Grafana Cloud

Manage availability

The Availability section on Kubernetes Overview answers one question: is your infrastructure currently able to serve user traffic? It flags things that exist on paper but aren’t actually available.

Availability checks identify workloads and nodes that are down or unable to serve traffic.

Availability panels on **Kubernetes Overview** home page
Availability panels on Kubernetes Overview home page

Click View detail on any tile to see the affected items listed under Detail view at the bottom of the page.

Zero replica deployments

These are deployments that are configured to run at least one replica but have zero available replicas running. The workload is fully down. This excludes deployments intentionally scaled to zero.

Failed rollouts, image pull errors, insufficient cluster resources, misconfigured probes.
Check rollout status, Pod events, and container logs. Roll back to a previous revision, fix the image reference, free up cluster resources, or correct probe settings.

Deployment rollout issues

These are deployments whose rollout has one of these conditions:

  • Not Progressing means the deployment controller has not made progress within the deadline.
  • Replica Failure means at least one replica Pod could not be created or deleted.
Insufficient cluster resources (CPU or memory), image pull errors (wrong image name, tag, or expired credentials), failing readiness or liveness probes, resource quota limits exceeded, volume mount failures, or Pod security policy violations.
Inspect deployment events and Pod status. Scale up node resources, fix image references or registry credentials, adjust probe settings, increase resource quotas, correct volume configurations, or update security policies.

Nodes not ready

These are Nodes where the Ready condition is False or Unknown. A NotReady node prevents new Pods from being scheduled and may disrupt running workloads. The Status column distinguishes a confirmed NotReady state from a transient Unknown state (meaning the node is unreachable).

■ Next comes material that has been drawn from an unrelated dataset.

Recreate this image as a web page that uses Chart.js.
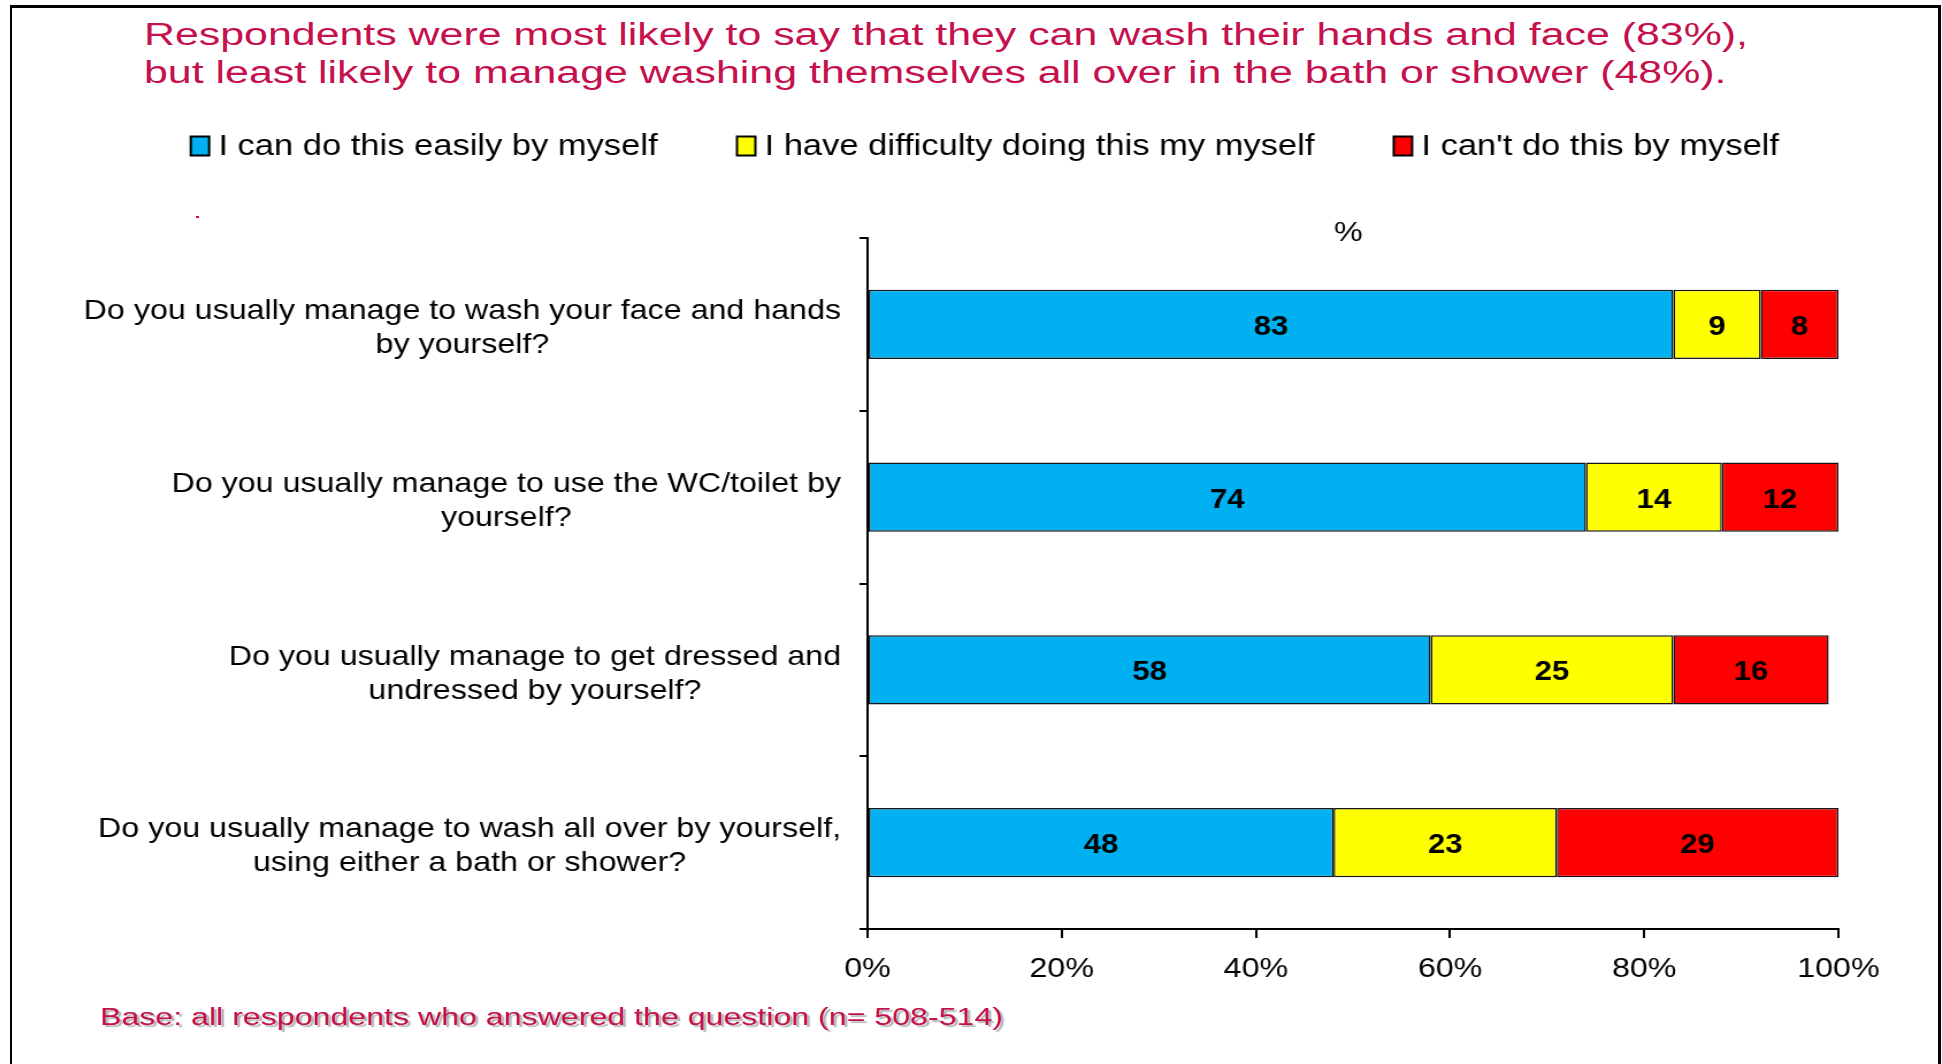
<!DOCTYPE html>
<html>
<head>
<meta charset="utf-8">
<title>Personal care</title>
<script src="https://cdn.jsdelivr.net/npm/chart.js@4.4.1/dist/chart.umd.min.js"></script>
<style>
  html, body { margin: 0; padding: 0; background: #fff; }
  body { width: 1942px; height: 1064px; position: relative; overflow: hidden; font-family: "Liberation Sans", Arial, sans-serif; }
  #frame { position: absolute; left: 10px; top: 5px; width: 1931px; height: 1080px; box-sizing: border-box;
           border-top: 3px solid #000; border-left: 2px solid #000; border-right: 3px solid #000; }
  .headline { position: absolute; left: 144px; top: 16px; font-size: 31px; line-height: 38px; color: #c5114d;
              white-space: nowrap; transform-origin: 0 0; }
  .base { position: absolute; left: 100px; top: 1004px; font-size: 23px; line-height: 26px; color: #c5114d;
          white-space: nowrap; text-shadow: 2px 2px 1px #b3b3b3; transform-origin: 0 0; }
  .dot { position: absolute; left: 196px; top: 216px; width: 3px; height: 2px; background: #c5114d; }
  /* the chart is drawn narrow and widened by CSS, like the wide slide it came from */
  #chart { position: absolute; left: 14px; top: 0; }
</style>
</head>
<body>
<div id="frame"></div>
<div class="headline">Respondents were most likely to say that they can wash their hands and face (83%),<br>but least likely to manage washing themselves all over in the bath or shower (48%).</div>
<div class="dot"></div>
<canvas id="chart" width="1670" height="1000" style="width:1920.5px;height:1000px"></canvas>
<div class="base">Base: all respondents who answered the question (n= 508-514)</div>
<script>
const questions = [
  ['Do you usually manage to wash your face and hands', 'by yourself?'],
  ['Do you usually manage to use the WC/toilet by', 'yourself?'],
  ['Do you usually manage to get dressed and', 'undressed by yourself?'],
  ['Do you usually manage to wash all over by yourself,', 'using either a bath or shower?']
];
const seriesNames = [
  'I can do this easily by myself',
  'I have difficulty doing this my myself',
  "I can't do this by myself"
];
const easily = [83, 74, 58, 48];
const difficulty = [9, 14, 25, 23];
const cannot = [8, 12, 16, 29];
const xTickValues = [0, 20, 40, 60, 80, 100];
const unitLabel = '%';

const colours = ['#00b0f0', '#ffff00', '#ff0000'];

Chart.defaults.font.family = '"Liberation Sans", Arial, sans-serif';
Chart.defaults.color = '#000';

// legend row above the bars
const legendRow = {
  id: 'legendRow',
  afterDraw(chart) {
    const ctx = chart.ctx;
    const boxW = 16, boxH = 19, gap = 8, spacing = 69;
    const centerX = 844, midY = 146;
    ctx.save();
    ctx.font = '30px "Liberation Sans", Arial, sans-serif';
    ctx.textBaseline = 'middle';
    const items = chart.data.datasets.map(ds => ({
      text: ds.label,
      fill: ds.backgroundColor,
      w: boxW + gap + ctx.measureText(ds.label).width
    }));
    const total = items.reduce((s, it) => s + it.w, 0) + spacing * (items.length - 1);
    let x = centerX - total / 2;
    items.forEach(it => {
      ctx.fillStyle = it.fill;
      ctx.fillRect(x, midY - boxH / 2, boxW, boxH);
      ctx.lineWidth = 2;
      ctx.strokeStyle = '#000';
      ctx.strokeRect(x, midY - boxH / 2, boxW, boxH);
      ctx.fillStyle = '#000';
      ctx.fillText(it.text, x + boxW + gap, midY + 1);
      x += it.w + spacing;
    });
    ctx.restore();
  }
};

// question text: block right-aligned to the axis, lines centred on each other
const questionLabels = {
  id: 'questionLabels',
  afterDraw(chart) {
    const {ctx, chartArea, scales: {y}} = chart;
    ctx.save();
    ctx.fillStyle = '#000';
    ctx.textAlign = 'center';
    ctx.textBaseline = 'middle';
    ctx.font = '28px "Liberation Sans", Arial, sans-serif';
    ctx.fillText(unitLabel, (chartArea.left + chartArea.right) / 2 - 4, chartArea.top - 5);
    const right = y.right - 23;
    chart.data.labels.forEach((lines, i) => {
      const widest = Math.max(...lines.map(t => ctx.measureText(t).width));
      const cx = right - widest / 2;
      const cy = y.getPixelForValue(i) + 4;
      lines.forEach((t, k) => ctx.fillText(t, cx, cy + (k - (lines.length - 1) / 2) * 34));
    });
    ctx.restore();
  }
};

// percentage written in the middle of every segment
const barValues = {
  id: 'barValues',
  afterDatasetsDraw(chart) {
    const ctx = chart.ctx;
    ctx.save();
    ctx.font = 'bold 27px "Liberation Sans", Arial, sans-serif';
    ctx.fillStyle = '#000';
    ctx.textAlign = 'center';
    ctx.textBaseline = 'middle';
    chart.data.datasets.forEach((ds, i) => {
      chart.getDatasetMeta(i).data.forEach((bar, j) => {
        const p = bar.getCenterPoint();
        ctx.fillText(ds.data[j], p.x, p.y + 3);
      });
    });
    ctx.restore();
  }
};

const makeSet = (label, data, colour) => ({
  label: label,
  data: data,
  backgroundColor: colour,
  borderColor: '#161616',
  borderWidth: 1.5,
  borderSkipped: false,
  barPercentage: 0.4,
  categoryPercentage: 1
});

new Chart(document.getElementById('chart'), {
  type: 'bar',
  data: {
    labels: questions,
    datasets: [
      makeSet(seriesNames[0], easily, colours[0]),
      makeSet(seriesNames[1], difficulty, colours[1]),
      makeSet(seriesNames[2], cannot, colours[2])
    ]
  },
  options: {
    indexAxis: 'y',
    responsive: false,
    animation: false,
    layout: { padding: { top: 238, right: 84, left: 0, bottom: 0 } },
    plugins: {
      legend: { display: false },
      tooltip: { enabled: false }
    },
    scales: {
      x: {
        type: 'linear',
        stacked: true,
        min: xTickValues[0],
        max: xTickValues[xTickValues.length - 1],
        afterBuildTicks(scale) {
          scale.ticks = xTickValues.map(v => ({ value: v }));
        },
        afterFit(scale) { scale.height = 71; },
        ticks: {
          font: { size: 28 },
          color: '#000',
          padding: 14,
          callback: v => v + '%'
        },
        grid: { drawOnChartArea: false, drawTicks: true, tickLength: 9, color: '#000', lineWidth: 2 },
        border: { display: true, color: '#000', width: 2 }
      },
      y: {
        stacked: true,
        afterFit(scale) { scale.width = 742; },
        ticks: { display: false },
        grid: { offset: true, drawOnChartArea: false, drawTicks: true, tickLength: 7, color: '#000', lineWidth: 2 },
        border: { display: true, color: '#000', width: 2 }
      }
    }
  },
  plugins: [legendRow, questionLabels, barValues]
});

// the headline and base note are set wider than the font draws them
function stretchTo(el, width) {
  el.style.transform = 'none';
  const w = el.getBoundingClientRect().width;
  el.style.transform = 'scaleX(' + (width / w) + ')';
}
function stretchText() {
  stretchTo(document.querySelector('.headline'), 1604);
  stretchTo(document.querySelector('.base'), 903);
}
stretchText();
document.fonts.ready.then(stretchText);
</script>
</body>
</html>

kubelet crash or failure to report status, Node running out of memory, disk, or PIDs, network connectivity loss between the Node and the control plane, underlying VM or hardware failure, expired Node certificates, kernel or OS-level crash.
Check kubelet logs and Node events. Restart the kubelet, free up Node resources, restore network connectivity, renew certificates, or replace the failed Node.

Pods not ready

These are Pods in the Running phase that are failing their readiness probe. They are excluded from Service endpoints and are not receiving traffic.

Misconfigured readiness probes, application startup delays, or missing dependencies.
Review the readiness probe configuration and adjust thresholds or timeouts. Check that dependent services are available and that the application starts within the expected window.